Apache Airflow and Apache Atlas Timeout


I am running Apache Airflow in AWS ECS and I am running Apache Atlas on EC2. I have been able to connect a local instance of Apache Airflow to Apache Atlas on EC2; however, I am not able to connect my AWS ECS instance and EC2 instance. I get the following error when Airflow task in DAG is trying to push information to Apache Atlas.

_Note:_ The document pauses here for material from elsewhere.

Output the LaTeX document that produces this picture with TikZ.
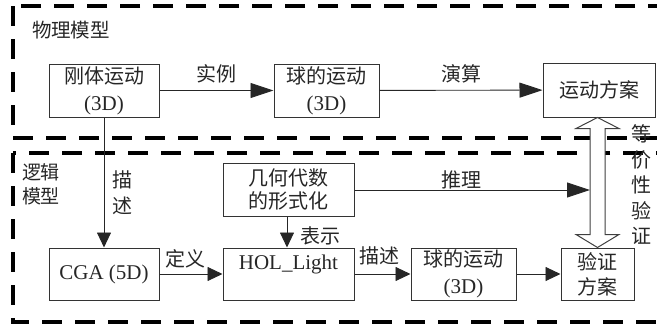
\documentclass[tikz,border=0pt]{standalone}
\usepackage{fontspec}
\setmainfont{Liberation Serif}
\newfontfamily\cjk{Noto Sans CJK SC}
\usetikzlibrary{arrows.meta,calc}
\begin{document}
\begin{tikzpicture}[x=1pt,y=-1pt,
  txt/.style={text=black!85,inner sep=0pt},
  box/.style={draw=black!80,line width=1pt,text=black!85,align=center,inner sep=1pt,font=\fontsize{21}{27}\selectfont},
  lbl/.style={txt,font=\fontsize{20}{24}\selectfont\cjk},
  con/.style={draw=black!85,line width=0.9pt},
  big/.style={con,-{Triangle[length=23pt,width=15pt]}},
  sml/.style={con,-{Triangle[length=15pt,width=14pt]}},
  zone/.style={draw=black,line width=3.5pt,dash pattern=on 20pt off 13pt},
  dbl/.style={draw=black!75,line width=1pt,fill=white}
]
\useasboundingbox (0,0) rectangle (657,324);
\clip (0,0) rectangle (657,324);
% zones
\draw[zone] (13,6) rectangle (720,138);
\draw[zone] (13,153) rectangle (720,322);
\node[lbl,font=\fontsize{19.5}{24}\selectfont\cjk] (t1) at (71,30) {物理模型};
\node[lbl,align=center,font=\fontsize{19}{24}\selectfont\cjk] (t2) at (41,184) {逻辑\\模型};
% boxes
\node[box,minimum width=110pt,minimum height=53pt] (n1) at (104,90.5) {{\cjk\fontsize{20}{27}\selectfont 刚体运动}\\(3D)};
\node[box,minimum width=105pt,minimum height=53pt] (n2) at (326.5,90.5) {{\cjk\fontsize{20}{27}\selectfont 球的运动}\\(3D)};
\node[box,minimum width=112pt,minimum height=54pt,font=\fontsize{20}{27}\selectfont\cjk] (n3) at (599,90) {运动方案};
\node[box,minimum width=131pt,minimum height=53pt,font=\fontsize{20}{23}\selectfont\cjk] (n4) at (288.5,189.5) {几何代数\\的形式化};
\node[box,minimum width=110pt,minimum height=52pt,font=\fontsize{21}{24}\selectfont] (n5) at (104,274) {CGA (5D)};
\node[box,minimum width=131pt,minimum height=52pt,font=\fontsize{21}{24}\selectfont] (n6) at (288.5,274) {HOL\_Light\\\mbox{}};
\node[box,minimum width=105pt,minimum height=52pt] (n7) at (463.5,274) {{\cjk\fontsize{20}{27}\selectfont 球的运动}\\(3D)};
\node[box,minimum width=73pt,minimum height=52pt,font=\fontsize{20}{25}\selectfont\cjk] (n8) at (597.5,274) {验证\\方案};
% double arrow
\coordinate (ta) at ($(n3.south)+(-1.5,0)$);
\coordinate (tb) at (n8.north);
\draw[dbl] (ta) -- ++(-21.5,11) -- ++(14,0) -- ($(tb)+(-7.5,-13)$) -- ++(-14,0) -- (tb) -- ++(21.5,-13) -- ++(-14,0) -- ($(ta)+(7.5,11)$) -- ++(14,0) -- cycle;
\coordinate (sl) at (590,190);
% connectors
\draw[big] (n1) -- node[lbl,above=7pt] (l1) {实例} (n2);
\draw[big] (n2) -- node[lbl,above=7pt] (l2) {演算} (n3);
\draw[sml] (n1.south) -- (n5.north);
\node[lbl,align=center,font=\fontsize{20}{26}\selectfont\cjk] (l3) at (122,193) {描\\述};
\draw[sml] (n4.south -| 287,0) -- (n6.north -| 287,0);
\node[lbl] (l4) at (320,236) {表示};
\draw[sml] (n5) -- (n6);
\node[lbl] (l5) at (185,259) {定义};
\draw[sml] (n6) -- (n7);
\node[lbl] (l6) at (379,256) {描述};
\draw[sml] (n7) -- (n8);
\draw[big] (n4.east |- sl) -- (sl);
\node[lbl] (l7) at (461,180) {推理};
\node[lbl,align=center,font=\fontsize{20}{25.5}\selectfont\cjk] (l8) at (641,185) {等\\价\\性\\验\\证};
\end{tikzpicture}
\end{document}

[2021-02-18 18:49:37,301] {connectionpool.py:752} WARNING - Retrying (Retry(total=4, connect=None, read=None, redirect=None, status=None)) after connection broken by 'ConnectTimeoutError(<urllib3.connection.HTTPConnection object at 0x7fb1e2e87410>, 'Connection to <ip-address> timed out. (connect timeout=10)')': /api/atlas/v2/types/typedefs
[2021-02-18 18:49:47,302] {connectionpool.py:752} WARNING - Retrying (Retry(total=3, connect=None, read=None, redirect=None, status=None)) after connection broken by 'ConnectTimeoutError(<urllib3.connection.HTTPConnection object at 0x7fb1e2e87b10>, 'Connection to <ip-address> timed out. (connect timeout=10)')': /api/atlas/v2/types/typedefs
[2021-02-18 18:49:57,311] {connectionpool.py:752} WARNING - Retrying (Retry(total=2, connect=None, read=None, redirect=None, status=None)) after connection broken by 'ConnectTimeoutError(<urllib3.connection.HTTPConnection object at 0x7fb1e2e9f190>, 'Connection to <ip-address> timed out. (connect timeout=10)')': /api/atlas/v2/types/typedefs
[2021-02-18 18:50:07,319] {connectionpool.py:752} WARNING - Retrying (Retry(total=1, connect=None, read=None, redirect=None, status=None)) after connection broken by 'ConnectTimeoutError(<urllib3.connection.HTTPConnection object at 0x7fb1e2e9f7d0>, 'Connection to <ip-address> timed out. (connect timeout=10)')': /api/atlas/v2/types/typedefs
[2021-02-18 18:50:17,327] {connectionpool.py:752} WARNING - Retrying (Retry(total=0, connect=None, read=None, redirect=None, status=None)) after connection broken by 'ConnectTimeoutError(<urllib3.connection.HTTPConnection object at 0x7fb1e2e9fe10>, 'Connection to <ip-address> timed out. (connect timeout=10)')': /api/atlas/v2/types/typedefs
[2021-02-18 18:50:27,338] {taskinstance.py:1150} ERROR - HTTPConnectionPool(host='<ip-address>, port=21000): Max retries exceeded with url: /api/atlas/v2/types/typedefs (Caused by ConnectTimeoutError(<urllib3.connection.HTTPConnection object at 0x7fb1e2ea3490>, 'Connection to <ip-address> timed out. (connect timeout=10)'))

Edit: Posted code as requested

airflow.cfg configuration

backend = airflow.lineage.backend.atlas.AtlasBackend

[atlas]
host = <ip-address>
port = 21000
username = admin
password = <password>

Solution

  • I was able to solve the problem by setting the ip address as the private ip address instead of the public ip address of the ec2 on which atlas was running on. In addition, I had to update the security group inbound rules for the ec2 running apache atlas to allow the private ip address of airflow webserver traffic to enter.